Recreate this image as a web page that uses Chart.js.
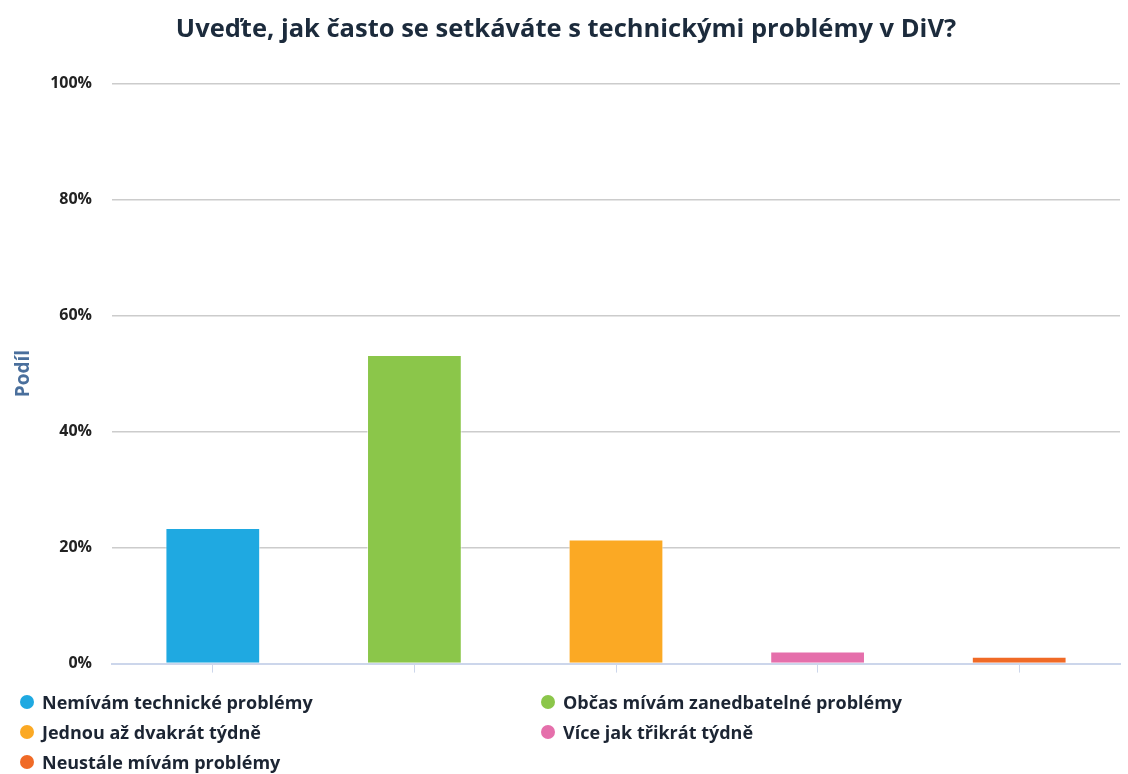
<!DOCTYPE html>
<html lang="cs">
<head>
<meta charset="utf-8">
<title>Technické problémy v DiV</title>
<script src="https://cdn.jsdelivr.net/npm/chart.js@4.4.1/dist/chart.umd.min.js"></script>
<style>
  html, body { margin: 0; padding: 0; background: #fff; }
  #wrap { position: relative; width: 1128px; height: 774px; }
  #chart { position: absolute; left: 0; top: 0; }
  #legend {
    position: absolute; left: 20px; top: 691px; width: 1100px;
    display: grid; grid-template-columns: 521px 521px; row-gap: 8px;
    font: bold 18px "Open Sans", sans-serif; color: #1c2533;
  }
  #legend .item { display: flex; align-items: center; height: 22px; white-space: nowrap; }
  #legend .dot { width: 14px; height: 14px; border-radius: 50%; margin-right: 8px; }
</style>
</head>
<body>
<div id="wrap">
  <canvas id="chart" width="1128" height="774"></canvas>
  <div id="legend"></div>
</div>
<script>
var nadpis = "Uveďte, jak často se setkáváte s technickými problémy v DiV?";
var kategorie = [
    "Nemívám technické problémy",
    "Občas mívám zanedbatelné problémy",
    "Jednou až dvakrát týdně",
    "Více jak třikrát týdně",
    "Neustále mívám problémy"
];
var podil = [23.4, 53.2, 21.4, 2.1, 1.2];
var barvy = ["#1fa9e1", "#8bc64a", "#fba924", "#e56fab", "#f06a26"];
var osaY = [0, 20, 40, 60, 80, 100];

new Chart(document.getElementById("chart").getContext("2d"), {
    type: 'bar',
    data: {
        labels: kategorie,
        datasets: [{
            data: podil,
            backgroundColor: barvy,
            borderColor: 'rgba(255,255,255,0.6)',
            borderWidth: 1,
            barPercentage: 0.94,
            categoryPercentage: 0.5
        }]
    },
    options: {
        responsive: false,
        animation: false,
        layout: { padding: { top: 6, right: 8, bottom: 81, left: 12 } },
        plugins: {
            legend: { display: false },
            tooltip: { enabled: false },
            title: {
                display: true,
                text: nadpis,
                color: '#1c2b3c',
                font: { family: 'Open Sans', size: 25.5, weight: 'bold' },
                padding: { top: 8, bottom: 39 }
            }
        },
        scales: {
            x: {
                offset: true,
                grid: { offset: false, drawOnChartArea: false, drawTicks: true, tickLength: 9, color: '#ccd6eb' },
                border: { color: '#ccd6eb', width: 2 },
                ticks: { callback: function () { return ''; } }
            },
            y: {
                min: 0,
                max: 100,
                afterBuildTicks: function (axis) {
                    axis.ticks = osaY.map(function (v) { return { value: v }; });
                },
                // pevná šířka osy, aby plocha grafu začínala u x = 112
                afterFit: function (axis) { axis.width = 100; },
                grid: { color: '#cccccc', lineWidth: 1.5, drawTicks: false },
                border: { display: false },
                ticks: {
                    padding: 20,
                    color: '#222',
                    font: { family: 'Open Sans', size: 16, weight: 'bold' },
                    callback: function (v) { return v + '%'; }
                },
                title: {
                    display: true,
                    text: 'Podíl',
                    color: '#4a6f9c',
                    font: { family: 'Open Sans', size: 19, weight: 'bold' },
                    padding: { top: 0, bottom: 4 }
                }
            }
        }
    }
});

var legenda = document.getElementById("legend");
kategorie.forEach(function (k, i) {
    var item = document.createElement("div");
    item.className = "item";
    item.innerHTML = '<span class="dot" style="background:' + barvy[i] + '"></span>' + k;
    legenda.appendChild(item);
});
</script>
</body>
</html>
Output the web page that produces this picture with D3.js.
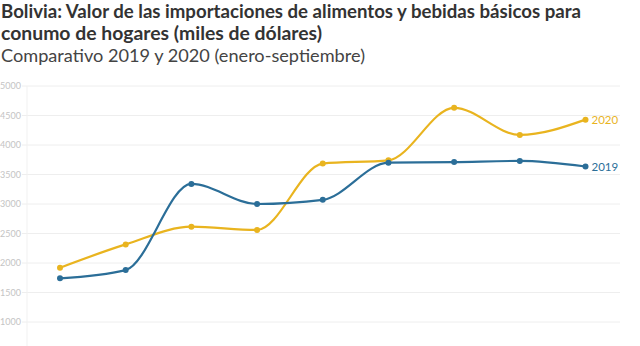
<!DOCTYPE html>
<html>
<head>
<meta charset="utf-8">
<script src="https://cdn.jsdelivr.net/npm/d3@7"></script>
<style>
  body { margin: 0; background: #fff; font-family: "Source Sans Pro", Lato, "Noto Sans", sans-serif; }
  #chart { width: 640px; height: 346px; overflow: hidden; }
</style>
</head>
<body>
<div id="chart"></div>
<script>
var months = ["ene", "feb", "mar", "abr", "may", "jun", "jul", "ago", "sep"]
var values2019 = [1740, 1880, 3340, 3000, 3070, 3700, 3710, 3730, 3635]
var values2020 = [1920, 2315, 2615, 2560, 3685, 3740, 4630, 4170, 4430]
var yTicks = [1000, 1500, 2000, 2500, 3000, 3500, 4000, 4500, 5000]

var width = 640, height = 346

var svg = d3.select("#chart").append("svg")
    .attr("width", width)
    .attr("height", height)

// titles
svg.append("text").attr("x", 1).attr("y", 18)
    .attr("font-size", 18.5).attr("font-weight", 700).attr("fill", "#333")
    .attr("textLength", 580).attr("lengthAdjust", "spacingAndGlyphs")
    .text("Bolivia: Valor de las importaciones de alimentos y bebidas básicos para")
svg.append("text").attr("x", 1).attr("y", 40)
    .attr("font-size", 18.5).attr("font-weight", 700).attr("fill", "#333")
    .attr("textLength", 321).attr("lengthAdjust", "spacingAndGlyphs")
    .text("conumo de hogares (miles de dólares)")
svg.append("text").attr("x", 1).attr("y", 62)
    .attr("font-size", 17.5).attr("fill", "#444")
    .attr("textLength", 364).attr("lengthAdjust", "spacingAndGlyphs")
    .text("Comparativo 2019 y 2020 (enero-septiembre)")

var x = d3.scalePoint()
    .domain(months)
    .range([60, 585.5])

var y = d3.scaleLinear()
    .domain([1000, 5000])
    .range([322, 86])

// grid
var grid = svg.append("g")
grid.selectAll("line").data(yTicks).enter().append("line")
    .attr("x1", 22).attr("x2", 620)
    .attr("y1", function(d){ return y(d) }).attr("y2", function(d){ return y(d) })
    .attr("stroke", "#eee").attr("stroke-width", 1)
grid.append("line")
    .attr("x1", 27).attr("x2", 27).attr("y1", 86).attr("y2", height)
    .attr("stroke", "#f1f1f1")

var yAxis = svg.append("g")
    .attr("transform", "translate(21,0)")
    .call(d3.axisLeft(y).tickValues(yTicks).tickFormat(d3.format("d")).tickSize(0).tickPadding(0))
yAxis.select(".domain").remove()
yAxis.selectAll("text")
    .attr("fill", "#c4c4c4").attr("font-size", 9)
    .attr("font-family", "\"Source Sans Pro\", Lato, sans-serif")

var line = d3.line()
    .x(function(d, i){ return x(months[i]) })
    .y(function(d){ return y(d) })
    .curve(d3.curveMonotoneX)

var series = [
  { name: "2020", values: values2020, color: "#e9b41f" },
  { name: "2019", values: values2019, color: "#2b6e98" }
]

series.forEach(function(s){
  var g = svg.append("g")
  g.append("path")
      .datum(s.values)
      .attr("d", line)
      .attr("fill", "none")
      .attr("stroke", s.color)
      .attr("stroke-width", 2.2)
  g.selectAll("circle").data(s.values).enter().append("circle")
      .attr("cx", function(d, i){ return x(months[i]) })
      .attr("cy", function(d){ return y(d) })
      .attr("r", 3)
      .attr("fill", s.color)
  var last = s.values[s.values.length - 1]
  g.append("text")
      .attr("x", x(months[months.length - 1]) + 6)
      .attr("y", y(last))
      .attr("dy", "0.35em")
      .attr("font-size", 11.5)
      .attr("fill", s.color)
      .text(s.name)
})
</script>
</body>
</html>
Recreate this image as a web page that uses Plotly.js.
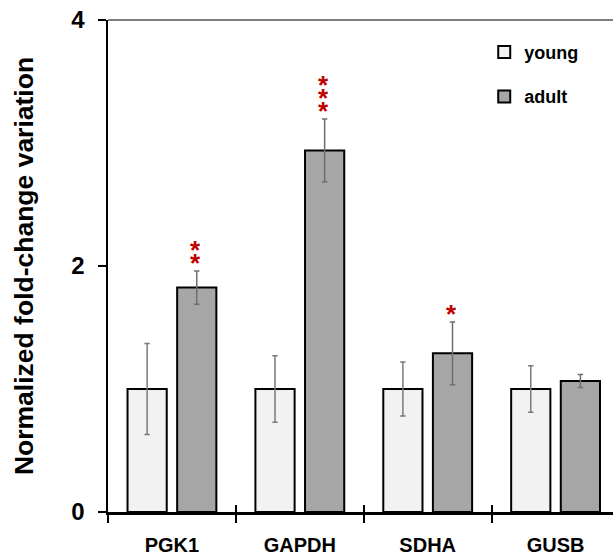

######

▶ **Task to carry out**:
Keep the pictures out and write out the records exactly.

▶ **Answer to the exercise**:
Recreate this image as a web page that uses Chart.js.
<!DOCTYPE html>
<html lang="cs">
<head>
<meta charset="utf-8">
<title>Technické problémy v DiV</title>
<script src="https://cdn.jsdelivr.net/npm/chart.js@4.4.1/dist/chart.umd.min.js"></script>
<style>
  html, body { margin: 0; padding: 0; background: #fff; }
  #wrap { position: relative; width: 1128px; height: 774px; }
  #chart { position: absolute; left: 0; top: 0; }
  #legend {
    position: absolute; left: 20px; top: 691px; width: 1100px;
    display: grid; grid-template-columns: 521px 521px; row-gap: 8px;
    font: bold 18px "Open Sans", sans-serif; color: #1c2533;
  }
  #legend .item { display: flex; align-items: center; height: 22px; white-space: nowrap; }
  #legend .dot { width: 14px; height: 14px; border-radius: 50%; margin-right: 8px; }
</style>
</head>
<body>
<div id="wrap">
  <canvas id="chart" width="1128" height="774"></canvas>
  <div id="legend"></div>
</div>
<script>
var nadpis = "Uveďte, jak často se setkáváte s technickými problémy v DiV?";
var kategorie = [
    "Nemívám technické problémy",
    "Občas mívám zanedbatelné problémy",
    "Jednou až dvakrát týdně",
    "Více jak třikrát týdně",
    "Neustále mívám problémy"
];
var podil = [23.4, 53.2, 21.4, 2.1, 1.2];
var barvy = ["#1fa9e1", "#8bc64a", "#fba924", "#e56fab", "#f06a26"];
var osaY = [0, 20, 40, 60, 80, 100];

new Chart(document.getElementById("chart").getContext("2d"), {
    type: 'bar',
    data: {
        labels: kategorie,
        datasets: [{
            data: podil,
            backgroundColor: barvy,
            borderColor: 'rgba(255,255,255,0.6)',
            borderWidth: 1,
            barPercentage: 0.94,
            categoryPercentage: 0.5
        }]
    },
    options: {
        responsive: false,
        animation: false,
        layout: { padding: { top: 6, right: 8, bottom: 81, left: 12 } },
        plugins: {
            legend: { display: false },
            tooltip: { enabled: false },
            title: {
                display: true,
                text: nadpis,
                color: '#1c2b3c',
                font: { family: 'Open Sans', size: 25.5, weight: 'bold' },
                padding: { top: 8, bottom: 39 }
            }
        },
        scales: {
            x: {
                offset: true,
                grid: { offset: false, drawOnChartArea: false, drawTicks: true, tickLength: 9, color: '#ccd6eb' },
                border: { color: '#ccd6eb', width: 2 },
                ticks: { callback: function () { return ''; } }
            },
            y: {
                min: 0,
                max: 100,
                afterBuildTicks: function (axis) {
                    axis.ticks = osaY.map(function (v) { return { value: v }; });
                },
                // pevná šířka osy, aby plocha grafu začínala u x = 112
                afterFit: function (axis) { axis.width = 100; },
                grid: { color: '#cccccc', lineWidth: 1.5, drawTicks: false },
                border: { display: false },
                ticks: {
                    padding: 20,
                    color: '#222',
                    font: { family: 'Open Sans', size: 16, weight: 'bold' },
                    callback: function (v) { return v + '%'; }
                },
                title: {
                    display: true,
                    text: 'Podíl',
                    color: '#4a6f9c',
                    font: { family: 'Open Sans', size: 19, weight: 'bold' },
                    padding: { top: 0, bottom: 4 }
                }
            }
        }
    }
});

var legenda = document.getElementById("legend");
kategorie.forEach(function (k, i) {
    var item = document.createElement("div");
    item.className = "item";
    item.innerHTML = '<span class="dot" style="background:' + barvy[i] + '"></span>' + k;
    legenda.appendChild(item);
});
</script>
</body>
</html>
Output the web page that produces this picture with D3.js.
<!DOCTYPE html>
<html>
<head>
<meta charset="utf-8">
<script src="https://cdn.jsdelivr.net/npm/d3@7"></script>
<style>
  body { margin: 0; background: #fff; font-family: "Source Sans Pro", Lato, "Noto Sans", sans-serif; }
  #chart { width: 640px; height: 346px; overflow: hidden; }
</style>
</head>
<body>
<div id="chart"></div>
<script>
var months = ["ene", "feb", "mar", "abr", "may", "jun", "jul", "ago", "sep"]
var values2019 = [1740, 1880, 3340, 3000, 3070, 3700, 3710, 3730, 3635]
var values2020 = [1920, 2315, 2615, 2560, 3685, 3740, 4630, 4170, 4430]
var yTicks = [1000, 1500, 2000, 2500, 3000, 3500, 4000, 4500, 5000]

var width = 640, height = 346

var svg = d3.select("#chart").append("svg")
    .attr("width", width)
    .attr("height", height)

// titles
svg.append("text").attr("x", 1).attr("y", 18)
    .attr("font-size", 18.5).attr("font-weight", 700).attr("fill", "#333")
    .attr("textLength", 580).attr("lengthAdjust", "spacingAndGlyphs")
    .text("Bolivia: Valor de las importaciones de alimentos y bebidas básicos para")
svg.append("text").attr("x", 1).attr("y", 40)
    .attr("font-size", 18.5).attr("font-weight", 700).attr("fill", "#333")
    .attr("textLength", 321).attr("lengthAdjust", "spacingAndGlyphs")
    .text("conumo de hogares (miles de dólares)")
svg.append("text").attr("x", 1).attr("y", 62)
    .attr("font-size", 17.5).attr("fill", "#444")
    .attr("textLength", 364).attr("lengthAdjust", "spacingAndGlyphs")
    .text("Comparativo 2019 y 2020 (enero-septiembre)")

var x = d3.scalePoint()
    .domain(months)
    .range([60, 585.5])

var y = d3.scaleLinear()
    .domain([1000, 5000])
    .range([322, 86])

// grid
var grid = svg.append("g")
grid.selectAll("line").data(yTicks).enter().append("line")
    .attr("x1", 22).attr("x2", 620)
    .attr("y1", function(d){ return y(d) }).attr("y2", function(d){ return y(d) })
    .attr("stroke", "#eee").attr("stroke-width", 1)
grid.append("line")
    .attr("x1", 27).attr("x2", 27).attr("y1", 86).attr("y2", height)
    .attr("stroke", "#f1f1f1")

var yAxis = svg.append("g")
    .attr("transform", "translate(21,0)")
    .call(d3.axisLeft(y).tickValues(yTicks).tickFormat(d3.format("d")).tickSize(0).tickPadding(0))
yAxis.select(".domain").remove()
yAxis.selectAll("text")
    .attr("fill", "#c4c4c4").attr("font-size", 9)
    .attr("font-family", "\"Source Sans Pro\", Lato, sans-serif")

var line = d3.line()
    .x(function(d, i){ return x(months[i]) })
    .y(function(d){ return y(d) })
    .curve(d3.curveMonotoneX)

var series = [
  { name: "2020", values: values2020, color: "#e9b41f" },
  { name: "2019", values: values2019, color: "#2b6e98" }
]

series.forEach(function(s){
  var g = svg.append("g")
  g.append("path")
      .datum(s.values)
      .attr("d", line)
      .attr("fill", "none")
      .attr("stroke", s.color)
      .attr("stroke-width", 2.2)
  g.selectAll("circle").data(s.values).enter().append("circle")
      .attr("cx", function(d, i){ return x(months[i]) })
      .attr("cy", function(d){ return y(d) })
      .attr("r", 3)
      .attr("fill", s.color)
  var last = s.values[s.values.length - 1]
  g.append("text")
      .attr("x", x(months[months.length - 1]) + 6)
      .attr("y", y(last))
      .attr("dy", "0.35em")
      .attr("font-size", 11.5)
      .attr("fill", s.color)
      .text(s.name)
})
</script>
</body>
</html>
Recreate this image as a web page that uses Plotly.js.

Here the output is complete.